A follow up question for bootstrapping. Ok so you generate say a 1000 replications of your data set and you run regression on each. So what are your slopes for each IV? The average of the 1000 slopes (given how means are handled in boostrapping I assume so, but I have not found anyone yet who says so). I am not sure you would want to do this because the point estimate is correct even without normality given a reasonable sized sample.
I think you'd usually just use the point estimate. (Others want to chime in here?) The point estimate and the mean of the replications should be very similar in any case.

More importantly, how do you conduct the test of statistical signficance? You obviously have a 1000 p values - but how do you go from that to whether the slope is statistically signficant overall?

I guess you could calculate the CI from the bootstrap around the averaged slope (or around the original model you run without a bootstrap) and see if it contains 0 Somehow that does not seem right.
Personally I'd edge toward using confidence intervals anyway so would use the latter strategy, and I think that'd be quite standard. But I think it is possible to obtain p values via bootstrapping in a couple different ways - e.g., see this post.

14. ## Re: Dealing with violations of the assumptions.

Originally Posted by CowboyBear
The multicollinearity "assumption" is really just that there is no perfect collinearity between variables.
Technically that isn't even an assumption. It's a computational annoyance if anything. Technically we can fit models where we have perfect collinearity. However if you want to do any sort of tests or confidence intervals then you can only talk about "estimable" quantities (which essentially are the corresponding quantities you could talk about in the = model without the perfect collinearity).

I think you'd usually just use the point estimate. (Others want to chime in here?) The point estimate and the mean of the replications should be very similar in any case.
Pretty much. There are some "corrected" estimates which basically look at the bias in your estimate (estimated by the difference in your estimate and the mean of your bootstrap replicates) and modify the estimate using this. But for somebody just beginning with bootstraps I would just say use the original estimate.

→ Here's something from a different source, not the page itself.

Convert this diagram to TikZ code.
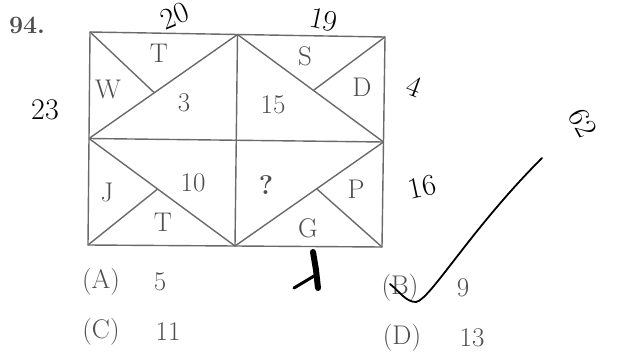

15. ## The Following User Says Thank You to Dason For This Useful Post:

CowboyBear (04-27-2015)

16. ## Re: Dealing with violations of the assumptions.

Originally Posted by CowboyBear
clicking a button in SPSS
well, will i be ****ed you actually can do bootstrap in SPSS for multiple AND logistic regression.

what is the world coming to...

17. ## Re: Dealing with violations of the assumptions.

Yeah you can spunky and you can in Strata as well (and R has a variety of modules to do this). SAS is really the odd software out in this case.

When I ran the averages of my bootstrap they were essentially identical to the estimates from the original non-replication regression. In a way that makes sense because, as wiser people than I noted, a bootstrap is essentially a sample (or series of samples) from the original non-replicated population. So if the sampling estimate is unbiased it should be the same as the population.

Multicolinearity may not be part of Gauss Markov, but it is commonly presents as an assumption. For example in Fox's Regression Diagnostics and In Berry's Understanding Regression Assumptions. Not knowing the slopes of a variable, which is commonly the whole point of the regression is annoying. With perfect collinearity, some text say and I have experienced in SAS, you can't estimate coefficients at all. But you won't usually encounter that with careful choice of variables.

CWB serial correlation can be detected I know by various test such as Durbin Watson, another test Durbin created that I can't remember that is more general than DW, and Box-Ljung among others. I don't tend to think of that as a lack of indpendence, although it is. I think of it as a whole different assumption since it normally only applies to time series.

Stationarity is another assumption that I did not bring up because it only applies to time series. I know the test for that, they all have power problems.